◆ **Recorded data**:
--- start ---
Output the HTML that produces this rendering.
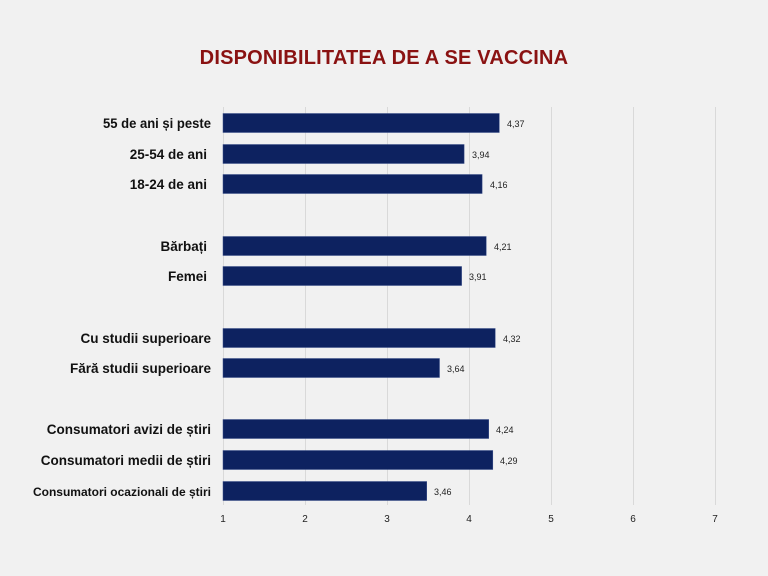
<!DOCTYPE html>
<html><head><meta charset="utf-8"><style>
html,body{margin:0;padding:0;background:#f1f1f1;overflow:hidden;width:768px;height:576px;}
svg{display:block;}
</style></head><body>
<svg width="768" height="576" xmlns="http://www.w3.org/2000/svg" font-family="Liberation Sans, DejaVu Sans, sans-serif">
<rect width="768" height="576" fill="#f1f1f1"/>
<text x="384" y="64" text-anchor="middle" font-size="20" font-weight="bold" fill="#8a1212" letter-spacing="0.2">DISPONIBILITATEA DE A SE VACCINA</text>
<g stroke="#d9d9d9" stroke-width="1">
<line x1="223.5" y1="107" x2="223.5" y2="505"/>
<line x1="305.5" y1="107" x2="305.5" y2="505"/>
<line x1="387.5" y1="107" x2="387.5" y2="505"/>
<line x1="469.5" y1="107" x2="469.5" y2="505"/>
<line x1="551.5" y1="107" x2="551.5" y2="505"/>
<line x1="633.5" y1="107" x2="633.5" y2="505"/>
<line x1="715.5" y1="107" x2="715.5" y2="505"/>
</g>
<g font-size="10" fill="#222" text-anchor="middle">
<text x="223" y="522">1</text><text x="305" y="522">2</text><text x="387" y="522">3</text><text x="469" y="522">4</text><text x="551" y="522">5</text><text x="633" y="522">6</text><text x="715" y="522">7</text>
</g>
<g fill="#0d2260" stroke="#3a4f8a" stroke-width="0.5">
<rect x="223" y="113.5" width="276.3" height="19"/>
<rect x="223" y="144.5" width="241.1" height="19"/>
<rect x="223" y="174.5" width="259.1" height="19"/>
<rect x="223" y="236.5" width="263.2" height="19"/>
<rect x="223" y="266.5" width="238.6" height="19"/>
<rect x="223" y="328.5" width="272.2" height="19"/>
<rect x="223" y="358.5" width="216.5" height="19"/>
<rect x="223" y="419.5" width="265.7" height="19"/>
<rect x="223" y="450.5" width="269.8" height="19"/>
<rect x="223" y="481.5" width="203.7" height="19"/>
</g>
<g font-size="9" fill="#222">
<text x="507" y="127">4,37</text>
<text x="472" y="158">3,94</text>
<text x="490" y="188">4,16</text>
<text x="494" y="250">4,21</text>
<text x="469" y="280">3,91</text>
<text x="503" y="342">4,32</text>
<text x="447" y="372">3,64</text>
<text x="496" y="433">4,24</text>
<text x="500" y="464">4,29</text>
<text x="434" y="495">3,46</text>
</g>
<g font-weight="bold" fill="#111" text-anchor="end" font-size="13.5">
<text x="211" y="128" textLength="108" lengthAdjust="spacingAndGlyphs">55 de ani și peste</text>
<text x="207" y="159">25-54 de ani</text>
<text x="207" y="189">18-24 de ani</text>
<text x="207" y="251">Bărbați</text>
<text x="207" y="281">Femei</text>
<text x="211" y="343">Cu studii superioare</text>
<text x="211" y="373">Fără studii superioare</text>
<text x="211" y="434">Consumatori avizi de știri</text>
<text x="211" y="465">Consumatori medii de știri</text>
<text x="211" y="496" font-size="12">Consumatori ocazionali de știri</text>
</g>
</svg>
</body></html>
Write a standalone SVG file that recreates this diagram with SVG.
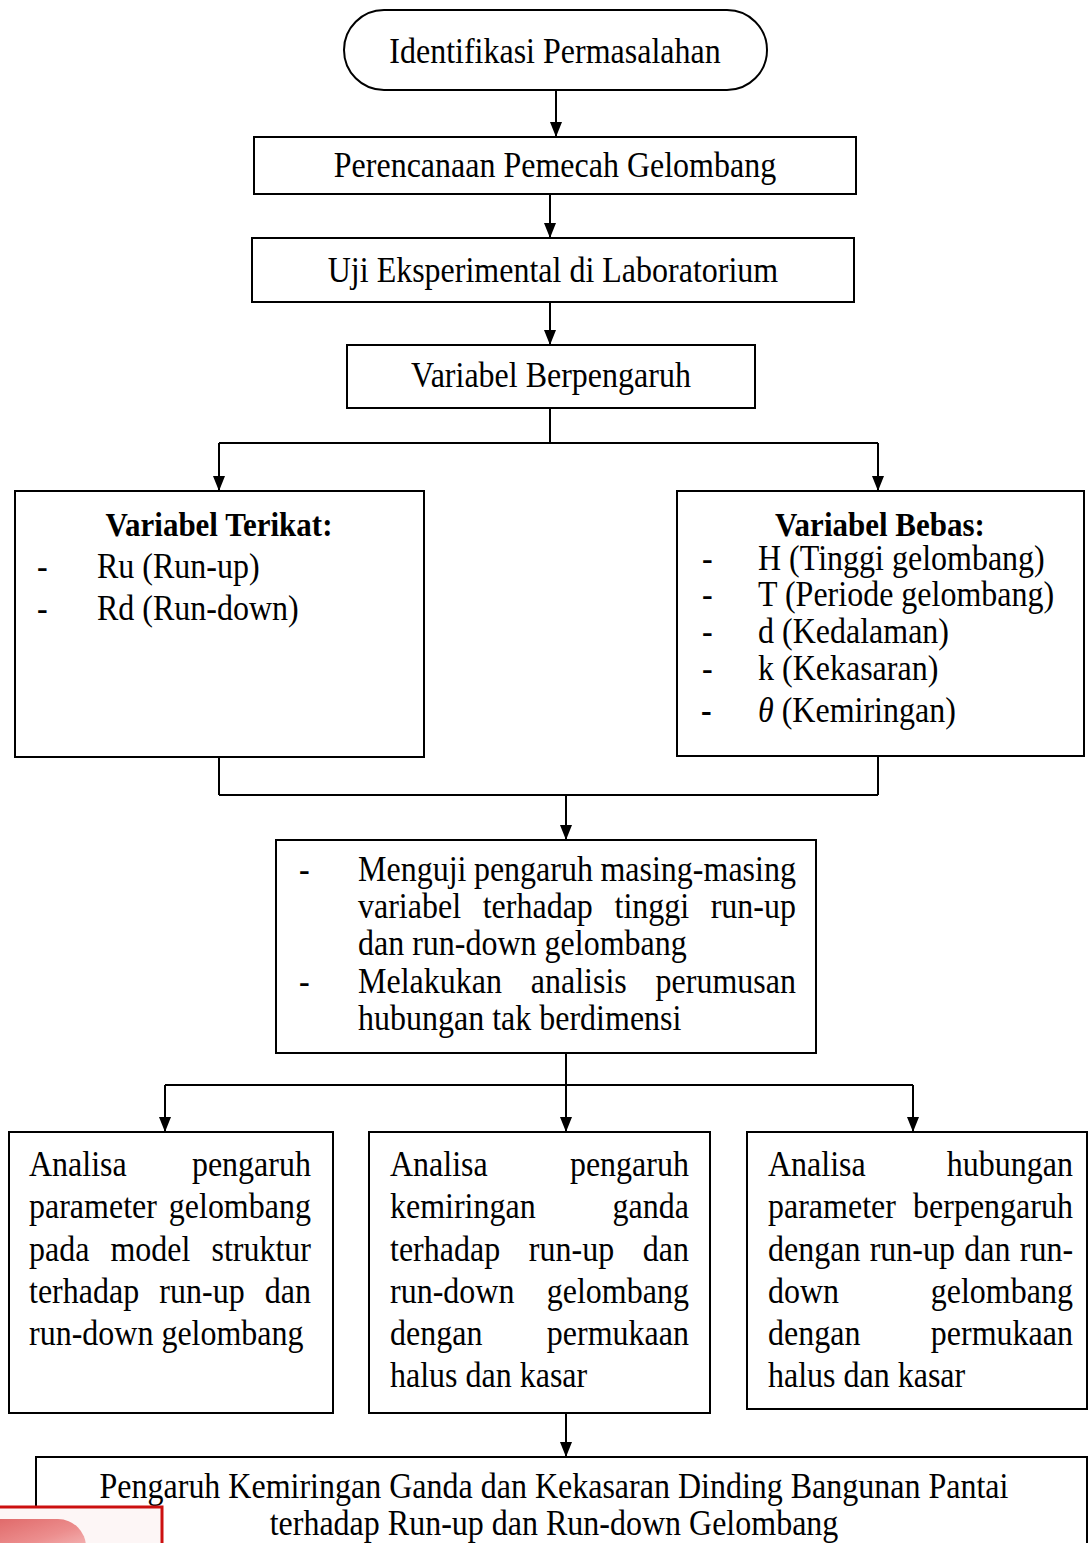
<svg xmlns="http://www.w3.org/2000/svg" width="1089" height="1543" viewBox="0 0 1089 1543">
<style>
.t{font-family:"Liberation Serif","Times New Roman",serif;font-size:32px;fill:#000}
.b{font-family:"Liberation Serif","Times New Roman",serif;font-size:31px;font-weight:bold;fill:#000}
.m{text-anchor:middle}
.box{fill:#fff;stroke:#000;stroke-width:2}
.ln{fill:none;stroke:#000;stroke-width:2}
.ar{fill:none;stroke:#000;stroke-width:2;marker-end:url(#arr)}
</style>
<defs>
<marker id="arr" viewBox="0 0 15 12" refX="15" refY="6" markerWidth="15" markerHeight="12" markerUnits="userSpaceOnUse" orient="auto">
<path d="M0,0 L15,6 L0,12 Z" fill="#000"/>
</marker>
<linearGradient id="pink" x1="0" y1="0" x2="1" y2="1">
<stop offset="0" stop-color="#e06a6a"/>
<stop offset="0.6" stop-color="#ec8e8e"/>
<stop offset="1" stop-color="#f4b4b4"/>
</linearGradient>
</defs>
<rect width="1089" height="1543" fill="#fff"/>

<g id="connectors">
<path class="ar" d="M556,90 V137"/>
<path class="ar" d="M550,194 V238"/>
<path class="ar" d="M550,302 V345"/>
<path class="ln" d="M550,408 V443 M219,443 H878"/>
<path class="ar" d="M219,443 V491"/>
<path class="ar" d="M878,443 V491"/>
<path class="ln" d="M219,757 V795 M878,756 V795 M219,795 H878"/>
<path class="ar" d="M566,795 V840"/>
<path class="ln" d="M566,1053 V1085 M165,1085 H913"/>
<path class="ar" d="M165,1085 V1132"/>
<path class="ar" d="M566,1085 V1132"/>
<path class="ar" d="M913,1085 V1132"/>
<path class="ar" d="M566,1413 V1457"/>
</g>

<g id="n-identifikasi">
<rect class="box" x="344" y="10" width="423" height="80" rx="40" ry="40"/>
<text class="t m" x="555" y="63" transform="matrix(1 0 0 1.12 0 -7.56)">Identifikasi Permasalahan</text>
</g>

<g id="n-perencanaan">
<rect class="box" x="254" y="137" width="602" height="57"/>
<text class="t m" x="555" y="177" transform="matrix(1 0 0 1.12 0 -21.24)">Perencanaan Pemecah Gelombang</text>
</g>

<g id="n-uji">
<rect class="box" x="252" y="238" width="602" height="64"/>
<text class="t m" x="553" y="282" transform="matrix(1 0 0 1.12 0 -33.84)">Uji Eksperimental di Laboratorium</text>
</g>

<g id="n-variabel">
<rect class="box" x="347" y="345" width="408" height="63"/>
<text class="t m" x="551" y="387" transform="matrix(1 0 0 1.12 0 -46.44)">Variabel Berpengaruh</text>
</g>

<g id="n-terikat">
<rect class="box" x="15" y="491" width="409" height="266"/>
<text class="b m" x="219" y="536" transform="matrix(1 0 0 1.12 0 -64.32)">Variabel Terikat:</text>
<text class="t" y="578" transform="matrix(1 0 0 1.12 0 -69.36)"><tspan x="37">-</tspan><tspan x="97">Ru (Run-up)</tspan></text>
<text class="t" y="620" transform="matrix(1 0 0 1.12 0 -74.4)"><tspan x="37">-</tspan><tspan x="97">Rd (Run-down)</tspan></text>
</g>

<g id="n-bebas">
<rect class="box" x="677" y="491" width="407" height="265"/>
<text class="b m" x="880" y="536" transform="matrix(1 0 0 1.12 0 -64.32)">Variabel Bebas:</text>
<text class="t" y="570" transform="matrix(1 0 0 1.12 0 -68.4)"><tspan x="702">-</tspan><tspan x="758">H (Tinggi gelombang)</tspan></text>
<text class="t" y="606" transform="matrix(1 0 0 1.12 0 -72.72)"><tspan x="702">-</tspan><tspan x="758">T (Periode gelombang)</tspan></text>
<text class="t" y="643" transform="matrix(1 0 0 1.12 0 -77.16)"><tspan x="702">-</tspan><tspan x="758">d (Kedalaman)</tspan></text>
<text class="t" y="680" transform="matrix(1 0 0 1.12 0 -81.6)"><tspan x="702">-</tspan><tspan x="758">k (Kekasaran)</tspan></text>
<text class="t" y="722" transform="matrix(1 0 0 1.12 0 -86.64)"><tspan x="701" font-weight="bold">-</tspan><tspan x="758" font-style="italic">θ</tspan><tspan> (Kemiringan)</tspan></text>
</g>

<g id="n-menguji">
<rect class="box" x="276" y="840" width="540" height="213"/>
<text class="t" y="881" transform="matrix(1 0 0 1.12 0 -105.72)"><tspan x="299">-</tspan><tspan x="358">Menguji</tspan><tspan x="473.9">pengaruh</tspan><tspan x="600.45">masing-masing</tspan></text>
<text class="t" y="918" transform="matrix(1 0 0 1.12 0 -110.16)"><tspan x="358">variabel</tspan><tspan x="482.7">terhadap</tspan><tspan x="614.5">tinggi</tspan><tspan x="710.69">run-up</tspan></text>
<text class="t" x="358" y="955" transform="matrix(1 0 0 1.12 0 -114.6)">dan run-down gelombang</text>
<text class="t" y="993" transform="matrix(1 0 0 1.12 0 -119.16)"><tspan x="299">-</tspan><tspan x="358">Melakukan</tspan><tspan x="530.8">analisis</tspan><tspan x="655.58">perumusan</tspan></text>
<text class="t" x="358" y="1030" transform="matrix(1 0 0 1.12 0 -123.6)">hubungan tak berdimensi</text>
</g>

<g id="n-analisa-a">
<rect class="box" x="9" y="1132" width="324" height="281"/>
<text class="t" y="1176" transform="matrix(1 0 0 1.12 0 -141.12)"><tspan x="29">Analisa</tspan><tspan x="191.93">pengaruh</tspan></text>
<text class="t" y="1218" transform="matrix(1 0 0 1.12 0 -146.16)"><tspan x="29">parameter</tspan><tspan x="168.79">gelombang</tspan></text>
<text class="t" y="1261" transform="matrix(1 0 0 1.12 0 -151.32)"><tspan x="29">pada</tspan><tspan x="110.4">model</tspan><tspan x="211.45">struktur</tspan></text>
<text class="t" y="1303" transform="matrix(1 0 0 1.12 0 -156.36)"><tspan x="29">terhadap</tspan><tspan x="159.35">run-up</tspan><tspan x="264.79">dan</tspan></text>
<text class="t" x="29" y="1345" transform="matrix(1 0 0 1.12 0 -161.4)">run-down gelombang</text>
</g>

<g id="n-analisa-b">
<rect class="box" x="369" y="1132" width="341" height="281"/>
<text class="t" y="1176" transform="matrix(1 0 0 1.12 0 -141.12)"><tspan x="390">Analisa</tspan><tspan x="569.93">pengaruh</tspan></text>
<text class="t" y="1218" transform="matrix(1 0 0 1.12 0 -146.16)"><tspan x="390">kemiringan</tspan><tspan x="612.58">ganda</tspan></text>
<text class="t" y="1261" transform="matrix(1 0 0 1.12 0 -151.32)"><tspan x="390">terhadap</tspan><tspan x="528.85">run-up</tspan><tspan x="642.79">dan</tspan></text>
<text class="t" y="1303" transform="matrix(1 0 0 1.12 0 -156.36)"><tspan x="390">run-down</tspan><tspan x="546.79">gelombang</tspan></text>
<text class="t" y="1345" transform="matrix(1 0 0 1.12 0 -161.4)"><tspan x="390">dengan</tspan><tspan x="546.82">permukaan</tspan></text>
<text class="t" x="390" y="1387" transform="matrix(1 0 0 1.12 0 -166.44)">halus dan kasar</text>
</g>

<g id="n-analisa-c">
<rect class="box" x="747" y="1132" width="340" height="277"/>
<text class="t" y="1176" transform="matrix(1 0 0 1.12 0 -141.12)"><tspan x="768">Analisa</tspan><tspan x="946.79">hubungan</tspan></text>
<text class="t" y="1218" transform="matrix(1 0 0 1.12 0 -146.16)"><tspan x="768">parameter</tspan><tspan x="913.06">berpengaruh</tspan></text>
<text class="t" y="1261" transform="matrix(1 0 0 1.12 0 -151.32)"><tspan x="768">dengan</tspan><tspan x="869.69">run-up</tspan><tspan x="964.27">dan</tspan><tspan x="1019.75">run-</tspan></text>
<text class="t" y="1303" transform="matrix(1 0 0 1.12 0 -156.36)"><tspan x="768">down</tspan><tspan x="930.79">gelombang</tspan></text>
<text class="t" y="1345" transform="matrix(1 0 0 1.12 0 -161.4)"><tspan x="768">dengan</tspan><tspan x="930.82">permukaan</tspan></text>
<text class="t" x="768" y="1387" transform="matrix(1 0 0 1.12 0 -166.44)">halus dan kasar</text>
</g>

<g id="n-pengaruh">
<rect class="box" x="36" y="1457" width="1051" height="110"/>
<text class="t m" x="554" y="1498" transform="matrix(1 0 0 1.12 0 -179.76)">Pengaruh Kemiringan Ganda dan Kekasaran Dinding Bangunan Pantai</text>
<text class="t m" x="554" y="1535" transform="matrix(1 0 0 1.12 0 -184.2)">terhadap Run-up dan Run-down Gelombang</text>
</g>

<g id="logo-fragment">
<rect x="-3" y="1507" width="165" height="45" fill="#fdf6f6" stroke="#cc1010" stroke-width="3"/>
<path d="M-2,1519 H58 A28,28 0 0 1 86,1547 H-2 Z" fill="url(#pink)"/>
</g>
</svg>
--- end ---
◆ **Work required**: Copy each line of the records that contains the word "this".

◆ **Reply**:
Output the HTML that produces this rendering.
Write a standalone SVG file that recreates this diagram with SVG.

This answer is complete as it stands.